[Stored entries]

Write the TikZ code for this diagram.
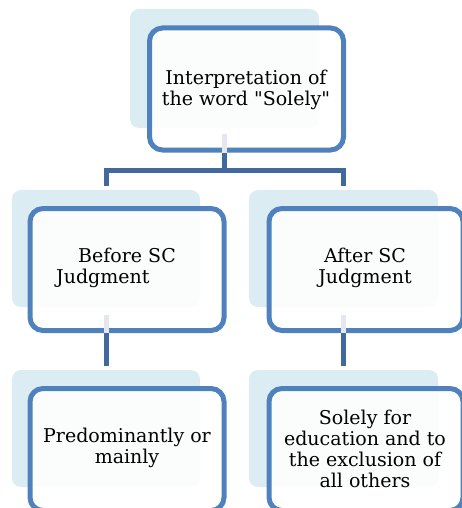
\documentclass[tikz,border=0pt]{standalone}
\usepackage{fontspec}
\setmainfont{DejaVu Serif}
\newfontfamily\plainquote{DejaVu Serif}
\definecolor{shadowc}{HTML}{DBEDF3}
\definecolor{borderc}{HTML}{4F81BD}
\definecolor{connc}{HTML}{41699D}
\definecolor{faintc}{HTML}{E4E6F0}
\tikzset{
  shade box/.style={fill=shadowc, draw=none, rounded corners=9pt, inner sep=0pt},
  main box/.style={draw=borderc, line width=5pt, fill=white, fill opacity=0.9, rounded corners=13pt, inner sep=0pt, minimum width=194pt, minimum height=122pt},
  conn/.style={draw=connc, line width=5pt},
  faint/.style={draw=faintc, line width=5pt},
  label/.style={font=\fontsize{19}{21}\selectfont, text=black, inner sep=0pt}
}
\begin{document}
\begin{tikzpicture}[x=1pt,y=-1pt]
\useasboundingbox (0,0) rectangle (462,508);
% shadows
\node[shade box, minimum width=189pt, minimum height=119pt] (topsh) at (224.5,68.5) {};
\node[shade box, minimum width=188pt, minimum height=117pt] (l1sh) at (106,248.5) {};
\node[shade box, minimum width=189pt, minimum height=117pt] (r1sh) at (343.5,248.5) {};
\node[shade box, minimum width=188pt, minimum height=117pt] (l2sh) at (106,428.5) {};
\node[shade box, minimum width=189pt, minimum height=117pt] (r2sh) at (343.5,428.5) {};
% connectors
\coordinate (jt) at (224.5,170);
\draw[conn] (topsh.center |- 0,150) -- (jt);
\draw[conn] (l1sh.center |- 0,186) -- (l1sh.center |- jt) -- (r1sh.center |- jt) -- (r1sh.center |- 0,186);
\draw[conn] (l1sh.center |- 0,330) -- (l1sh.center |- 0,366);
\draw[conn] (r1sh.center |- 0,330) -- (r1sh.center |- 0,366);
% main boxes
\node[main box, minimum width=194pt] (top) at (246.5,89) {};
\node[main box] (l1) at (127,269.5) {};
\node[main box] (r1) at (366,269.5) {};
\node[main box] (l2) at (127,449.5) {};
\node[main box] (r2) at (366,449.5) {};
% faint tails
\draw[faint] (topsh.center |- 0,134) -- (topsh.center |- top.south);
\draw[faint] (l1sh.center |- 0,315) -- (l1sh.center |- l1.south);
\draw[faint] (r1sh.center |- 0,315) -- (r1sh.center |- r1.south);
% texts
\node[label, align=center] (ttop) at (246,90) {Interpretation of\\the word {\plainquote"}Solely{\plainquote"}};
\node[label, align=left] (tl1) at (116,268) {\hspace*{22pt}Before SC\\Judgment};
\node[label, align=center] (tr1) at (365,268) {After SC\\Judgment};
\node[label, align=center] (tl2) at (127,448) {Predominantly or\\mainly};
\node[label, align=center] (tr2) at (365,449) {Solely for\\education and to\\the exclusion of\\all others};
\end{tikzpicture}
\end{document}
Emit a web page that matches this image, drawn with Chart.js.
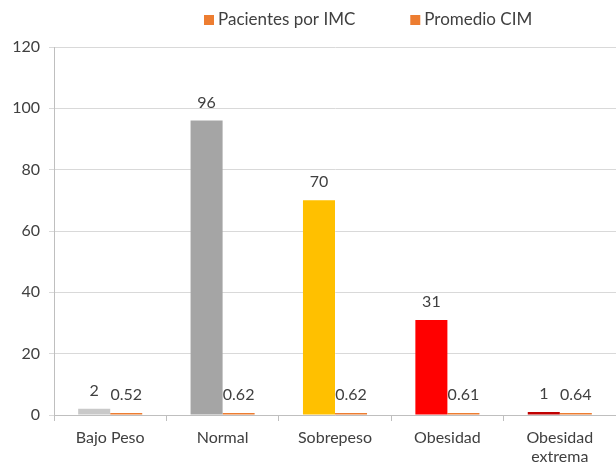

■ Instructions for the task
Images should not appear in the copy; retype the listing above exactly.

■ Correct output
Write the TikZ code for this diagram.
\documentclass[tikz,border=0pt]{standalone}
\usepackage{fontspec}
\setmainfont{DejaVu Serif}
\newfontfamily\plainquote{DejaVu Serif}
\definecolor{shadowc}{HTML}{DBEDF3}
\definecolor{borderc}{HTML}{4F81BD}
\definecolor{connc}{HTML}{41699D}
\definecolor{faintc}{HTML}{E4E6F0}
\tikzset{
  shade box/.style={fill=shadowc, draw=none, rounded corners=9pt, inner sep=0pt},
  main box/.style={draw=borderc, line width=5pt, fill=white, fill opacity=0.9, rounded corners=13pt, inner sep=0pt, minimum width=194pt, minimum height=122pt},
  conn/.style={draw=connc, line width=5pt},
  faint/.style={draw=faintc, line width=5pt},
  label/.style={font=\fontsize{19}{21}\selectfont, text=black, inner sep=0pt}
}
\begin{document}
\begin{tikzpicture}[x=1pt,y=-1pt]
\useasboundingbox (0,0) rectangle (462,508);
% shadows
\node[shade box, minimum width=189pt, minimum height=119pt] (topsh) at (224.5,68.5) {};
\node[shade box, minimum width=188pt, minimum height=117pt] (l1sh) at (106,248.5) {};
\node[shade box, minimum width=189pt, minimum height=117pt] (r1sh) at (343.5,248.5) {};
\node[shade box, minimum width=188pt, minimum height=117pt] (l2sh) at (106,428.5) {};
\node[shade box, minimum width=189pt, minimum height=117pt] (r2sh) at (343.5,428.5) {};
% connectors
\coordinate (jt) at (224.5,170);
\draw[conn] (topsh.center |- 0,150) -- (jt);
\draw[conn] (l1sh.center |- 0,186) -- (l1sh.center |- jt) -- (r1sh.center |- jt) -- (r1sh.center |- 0,186);
\draw[conn] (l1sh.center |- 0,330) -- (l1sh.center |- 0,366);
\draw[conn] (r1sh.center |- 0,330) -- (r1sh.center |- 0,366);
% main boxes
\node[main box, minimum width=194pt] (top) at (246.5,89) {};
\node[main box] (l1) at (127,269.5) {};
\node[main box] (r1) at (366,269.5) {};
\node[main box] (l2) at (127,449.5) {};
\node[main box] (r2) at (366,449.5) {};
% faint tails
\draw[faint] (topsh.center |- 0,134) -- (topsh.center |- top.south);
\draw[faint] (l1sh.center |- 0,315) -- (l1sh.center |- l1.south);
\draw[faint] (r1sh.center |- 0,315) -- (r1sh.center |- r1.south);
% texts
\node[label, align=center] (ttop) at (246,90) {Interpretation of\\the word {\plainquote"}Solely{\plainquote"}};
\node[label, align=left] (tl1) at (116,268) {\hspace*{22pt}Before SC\\Judgment};
\node[label, align=center] (tr1) at (365,268) {After SC\\Judgment};
\node[label, align=center] (tl2) at (127,448) {Predominantly or\\mainly};
\node[label, align=center] (tr2) at (365,449) {Solely for\\education and to\\the exclusion of\\all others};
\end{tikzpicture}
\end{document}
Emit a web page that matches this image, drawn with Chart.js.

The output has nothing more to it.